» **DATA FOR THIS EXERCISE**:
'''

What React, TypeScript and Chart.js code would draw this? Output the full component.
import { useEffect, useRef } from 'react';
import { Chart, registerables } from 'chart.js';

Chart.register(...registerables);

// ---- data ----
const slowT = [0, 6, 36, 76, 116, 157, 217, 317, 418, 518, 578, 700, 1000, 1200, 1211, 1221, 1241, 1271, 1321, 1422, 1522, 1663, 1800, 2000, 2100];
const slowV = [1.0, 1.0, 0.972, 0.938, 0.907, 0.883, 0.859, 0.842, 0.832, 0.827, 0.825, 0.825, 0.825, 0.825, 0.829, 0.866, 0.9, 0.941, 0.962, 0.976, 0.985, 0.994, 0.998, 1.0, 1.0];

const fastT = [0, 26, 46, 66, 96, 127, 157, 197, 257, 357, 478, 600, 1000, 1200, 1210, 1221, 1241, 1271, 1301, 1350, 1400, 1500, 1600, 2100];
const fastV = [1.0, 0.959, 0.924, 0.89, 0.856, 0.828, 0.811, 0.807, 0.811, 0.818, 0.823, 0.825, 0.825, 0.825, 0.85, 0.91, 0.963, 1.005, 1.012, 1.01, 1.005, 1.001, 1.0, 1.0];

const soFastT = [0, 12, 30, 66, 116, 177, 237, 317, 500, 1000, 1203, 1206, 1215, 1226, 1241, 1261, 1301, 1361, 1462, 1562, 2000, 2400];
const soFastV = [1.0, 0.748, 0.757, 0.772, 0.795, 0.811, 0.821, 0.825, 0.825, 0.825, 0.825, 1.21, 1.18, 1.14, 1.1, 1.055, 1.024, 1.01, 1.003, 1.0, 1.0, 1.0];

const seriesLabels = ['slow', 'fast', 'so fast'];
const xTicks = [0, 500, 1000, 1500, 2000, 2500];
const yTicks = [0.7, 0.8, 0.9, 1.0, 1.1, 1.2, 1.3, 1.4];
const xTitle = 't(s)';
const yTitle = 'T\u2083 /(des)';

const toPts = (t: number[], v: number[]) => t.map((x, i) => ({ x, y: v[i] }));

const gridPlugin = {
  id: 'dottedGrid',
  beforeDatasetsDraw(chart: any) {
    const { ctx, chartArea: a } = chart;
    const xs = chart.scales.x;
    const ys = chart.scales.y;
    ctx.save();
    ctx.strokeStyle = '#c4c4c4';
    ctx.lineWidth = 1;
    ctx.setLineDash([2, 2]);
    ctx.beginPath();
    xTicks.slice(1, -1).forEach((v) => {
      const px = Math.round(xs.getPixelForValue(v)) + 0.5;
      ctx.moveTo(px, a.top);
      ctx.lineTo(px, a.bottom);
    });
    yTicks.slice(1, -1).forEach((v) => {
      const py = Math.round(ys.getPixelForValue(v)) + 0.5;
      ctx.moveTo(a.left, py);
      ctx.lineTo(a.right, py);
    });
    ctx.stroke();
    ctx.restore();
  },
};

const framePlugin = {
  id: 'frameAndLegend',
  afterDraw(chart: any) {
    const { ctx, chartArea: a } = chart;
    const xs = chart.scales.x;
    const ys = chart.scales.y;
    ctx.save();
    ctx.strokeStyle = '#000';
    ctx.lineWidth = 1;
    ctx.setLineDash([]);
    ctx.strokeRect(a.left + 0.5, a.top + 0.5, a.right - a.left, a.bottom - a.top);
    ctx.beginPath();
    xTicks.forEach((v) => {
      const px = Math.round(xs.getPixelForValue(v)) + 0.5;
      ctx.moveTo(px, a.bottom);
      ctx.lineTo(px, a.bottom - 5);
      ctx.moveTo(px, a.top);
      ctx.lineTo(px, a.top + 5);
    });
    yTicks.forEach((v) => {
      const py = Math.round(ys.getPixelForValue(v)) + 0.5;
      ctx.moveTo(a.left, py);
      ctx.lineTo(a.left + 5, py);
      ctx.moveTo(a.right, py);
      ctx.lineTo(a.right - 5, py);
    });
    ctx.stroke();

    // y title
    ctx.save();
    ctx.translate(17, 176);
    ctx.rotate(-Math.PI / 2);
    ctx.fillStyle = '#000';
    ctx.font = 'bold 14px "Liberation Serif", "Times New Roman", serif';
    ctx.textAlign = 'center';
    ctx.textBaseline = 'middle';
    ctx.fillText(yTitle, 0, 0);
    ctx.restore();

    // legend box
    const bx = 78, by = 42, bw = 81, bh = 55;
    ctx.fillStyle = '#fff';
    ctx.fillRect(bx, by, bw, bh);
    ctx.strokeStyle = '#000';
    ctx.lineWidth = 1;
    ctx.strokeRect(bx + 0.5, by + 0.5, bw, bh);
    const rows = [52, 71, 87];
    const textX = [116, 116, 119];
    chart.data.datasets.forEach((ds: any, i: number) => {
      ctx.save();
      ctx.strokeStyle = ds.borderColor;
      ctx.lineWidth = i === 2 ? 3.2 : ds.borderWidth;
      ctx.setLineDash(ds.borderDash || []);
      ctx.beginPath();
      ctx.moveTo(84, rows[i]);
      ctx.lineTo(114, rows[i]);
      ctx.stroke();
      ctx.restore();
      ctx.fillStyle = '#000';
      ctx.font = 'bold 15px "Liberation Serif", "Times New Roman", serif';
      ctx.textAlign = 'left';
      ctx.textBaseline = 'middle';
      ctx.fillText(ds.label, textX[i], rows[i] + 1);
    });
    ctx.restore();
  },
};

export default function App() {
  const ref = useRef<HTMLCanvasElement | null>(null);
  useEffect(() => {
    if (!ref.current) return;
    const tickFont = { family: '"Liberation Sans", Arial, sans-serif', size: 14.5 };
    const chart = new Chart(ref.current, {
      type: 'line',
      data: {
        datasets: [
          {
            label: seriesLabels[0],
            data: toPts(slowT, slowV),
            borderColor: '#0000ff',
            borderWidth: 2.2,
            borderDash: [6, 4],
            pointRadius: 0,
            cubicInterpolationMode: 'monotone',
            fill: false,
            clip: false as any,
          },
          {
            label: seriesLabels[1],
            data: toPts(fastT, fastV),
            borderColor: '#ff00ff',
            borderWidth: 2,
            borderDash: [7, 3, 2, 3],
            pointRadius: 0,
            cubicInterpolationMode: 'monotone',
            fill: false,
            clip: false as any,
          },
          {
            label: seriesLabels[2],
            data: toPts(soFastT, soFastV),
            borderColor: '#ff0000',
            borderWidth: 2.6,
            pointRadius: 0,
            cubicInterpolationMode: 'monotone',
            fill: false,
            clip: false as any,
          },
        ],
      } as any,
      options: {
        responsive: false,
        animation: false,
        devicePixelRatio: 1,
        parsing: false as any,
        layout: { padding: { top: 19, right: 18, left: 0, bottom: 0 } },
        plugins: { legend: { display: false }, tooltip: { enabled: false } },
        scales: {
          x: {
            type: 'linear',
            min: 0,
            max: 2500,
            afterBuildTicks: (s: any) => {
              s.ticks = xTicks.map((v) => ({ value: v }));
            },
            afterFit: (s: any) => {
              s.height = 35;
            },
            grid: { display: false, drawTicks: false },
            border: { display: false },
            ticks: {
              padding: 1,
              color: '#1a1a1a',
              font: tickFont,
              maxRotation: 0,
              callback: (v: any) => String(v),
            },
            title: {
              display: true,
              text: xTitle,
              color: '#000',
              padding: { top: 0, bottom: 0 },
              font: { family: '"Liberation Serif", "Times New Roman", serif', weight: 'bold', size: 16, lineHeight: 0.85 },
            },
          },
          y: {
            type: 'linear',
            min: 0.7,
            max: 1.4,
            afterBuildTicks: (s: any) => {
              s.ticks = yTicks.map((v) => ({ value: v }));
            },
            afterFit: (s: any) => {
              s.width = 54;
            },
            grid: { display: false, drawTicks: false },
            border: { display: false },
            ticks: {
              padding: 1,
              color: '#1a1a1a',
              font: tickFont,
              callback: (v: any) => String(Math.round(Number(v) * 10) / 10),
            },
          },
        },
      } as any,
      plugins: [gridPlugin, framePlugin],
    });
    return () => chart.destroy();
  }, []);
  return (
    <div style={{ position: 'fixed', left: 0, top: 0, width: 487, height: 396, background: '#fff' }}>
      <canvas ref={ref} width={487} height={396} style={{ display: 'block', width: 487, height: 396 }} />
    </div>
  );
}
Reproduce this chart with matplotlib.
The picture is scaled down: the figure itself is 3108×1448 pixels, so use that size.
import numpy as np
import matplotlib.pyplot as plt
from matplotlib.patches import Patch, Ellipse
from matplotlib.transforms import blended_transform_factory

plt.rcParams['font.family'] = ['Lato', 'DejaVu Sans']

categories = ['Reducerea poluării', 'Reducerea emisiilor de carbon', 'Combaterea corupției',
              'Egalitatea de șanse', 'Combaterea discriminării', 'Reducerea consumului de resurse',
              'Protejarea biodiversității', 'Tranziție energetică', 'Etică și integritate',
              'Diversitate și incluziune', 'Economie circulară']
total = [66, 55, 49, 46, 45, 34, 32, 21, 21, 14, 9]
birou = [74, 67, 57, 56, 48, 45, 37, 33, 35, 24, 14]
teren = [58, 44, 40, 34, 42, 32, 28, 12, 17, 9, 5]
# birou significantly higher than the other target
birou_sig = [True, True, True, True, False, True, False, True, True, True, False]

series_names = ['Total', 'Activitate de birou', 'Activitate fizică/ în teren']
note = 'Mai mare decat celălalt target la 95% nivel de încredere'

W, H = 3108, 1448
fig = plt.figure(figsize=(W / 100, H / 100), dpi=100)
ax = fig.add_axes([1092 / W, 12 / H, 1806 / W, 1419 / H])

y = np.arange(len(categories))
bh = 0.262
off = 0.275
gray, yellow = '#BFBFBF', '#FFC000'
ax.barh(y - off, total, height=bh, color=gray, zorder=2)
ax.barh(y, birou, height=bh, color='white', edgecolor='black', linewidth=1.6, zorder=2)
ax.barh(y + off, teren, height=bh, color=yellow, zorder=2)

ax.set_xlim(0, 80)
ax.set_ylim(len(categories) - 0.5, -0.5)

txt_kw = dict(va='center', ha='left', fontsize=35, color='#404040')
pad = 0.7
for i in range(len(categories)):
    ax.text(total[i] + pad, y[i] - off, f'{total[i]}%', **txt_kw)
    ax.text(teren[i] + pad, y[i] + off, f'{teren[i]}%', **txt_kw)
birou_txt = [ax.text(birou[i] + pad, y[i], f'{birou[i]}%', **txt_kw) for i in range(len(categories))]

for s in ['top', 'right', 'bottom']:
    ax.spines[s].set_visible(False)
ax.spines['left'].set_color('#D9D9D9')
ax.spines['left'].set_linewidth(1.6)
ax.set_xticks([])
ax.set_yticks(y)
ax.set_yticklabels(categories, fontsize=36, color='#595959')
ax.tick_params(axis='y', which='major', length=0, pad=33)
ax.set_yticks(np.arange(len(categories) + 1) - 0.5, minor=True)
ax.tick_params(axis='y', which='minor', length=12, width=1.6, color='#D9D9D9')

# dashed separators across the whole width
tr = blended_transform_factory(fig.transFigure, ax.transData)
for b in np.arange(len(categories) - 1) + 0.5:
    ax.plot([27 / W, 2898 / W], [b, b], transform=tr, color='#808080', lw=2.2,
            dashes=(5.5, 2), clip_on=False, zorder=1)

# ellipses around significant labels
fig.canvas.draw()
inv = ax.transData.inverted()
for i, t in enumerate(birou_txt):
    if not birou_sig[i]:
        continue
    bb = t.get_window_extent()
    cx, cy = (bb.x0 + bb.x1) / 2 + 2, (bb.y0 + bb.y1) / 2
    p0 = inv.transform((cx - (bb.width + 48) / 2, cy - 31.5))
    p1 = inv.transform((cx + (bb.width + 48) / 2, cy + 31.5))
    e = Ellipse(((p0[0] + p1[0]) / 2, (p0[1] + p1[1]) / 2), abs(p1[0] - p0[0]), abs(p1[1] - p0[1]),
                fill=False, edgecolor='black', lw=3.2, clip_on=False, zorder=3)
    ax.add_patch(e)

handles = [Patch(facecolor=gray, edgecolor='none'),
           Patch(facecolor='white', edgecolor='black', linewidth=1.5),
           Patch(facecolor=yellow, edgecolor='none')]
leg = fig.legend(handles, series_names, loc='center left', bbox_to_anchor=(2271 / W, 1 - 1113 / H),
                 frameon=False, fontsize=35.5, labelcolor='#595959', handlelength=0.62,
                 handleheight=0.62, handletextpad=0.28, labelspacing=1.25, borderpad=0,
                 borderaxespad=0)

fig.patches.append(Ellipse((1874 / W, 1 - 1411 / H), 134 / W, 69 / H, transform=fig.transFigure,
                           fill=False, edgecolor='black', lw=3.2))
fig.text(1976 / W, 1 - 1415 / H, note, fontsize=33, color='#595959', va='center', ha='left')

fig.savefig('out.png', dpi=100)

'''

Please print exactly, and only, the lines from the line with "Reproduce this chart with matplotlib." to the line with "plt.rcParams['font.family'] = ['Lato', 'DejaVu", both included.

Reproduce this chart with matplotlib.
The picture is scaled down: the figure itself is 3108×1448 pixels, so use that size.
import numpy as np
import matplotlib.pyplot as plt
from matplotlib.patches import Patch, Ellipse
from matplotlib.transforms import blended_transform_factory

plt.rcParams['font.family'] = ['Lato', 'DejaVu Sans']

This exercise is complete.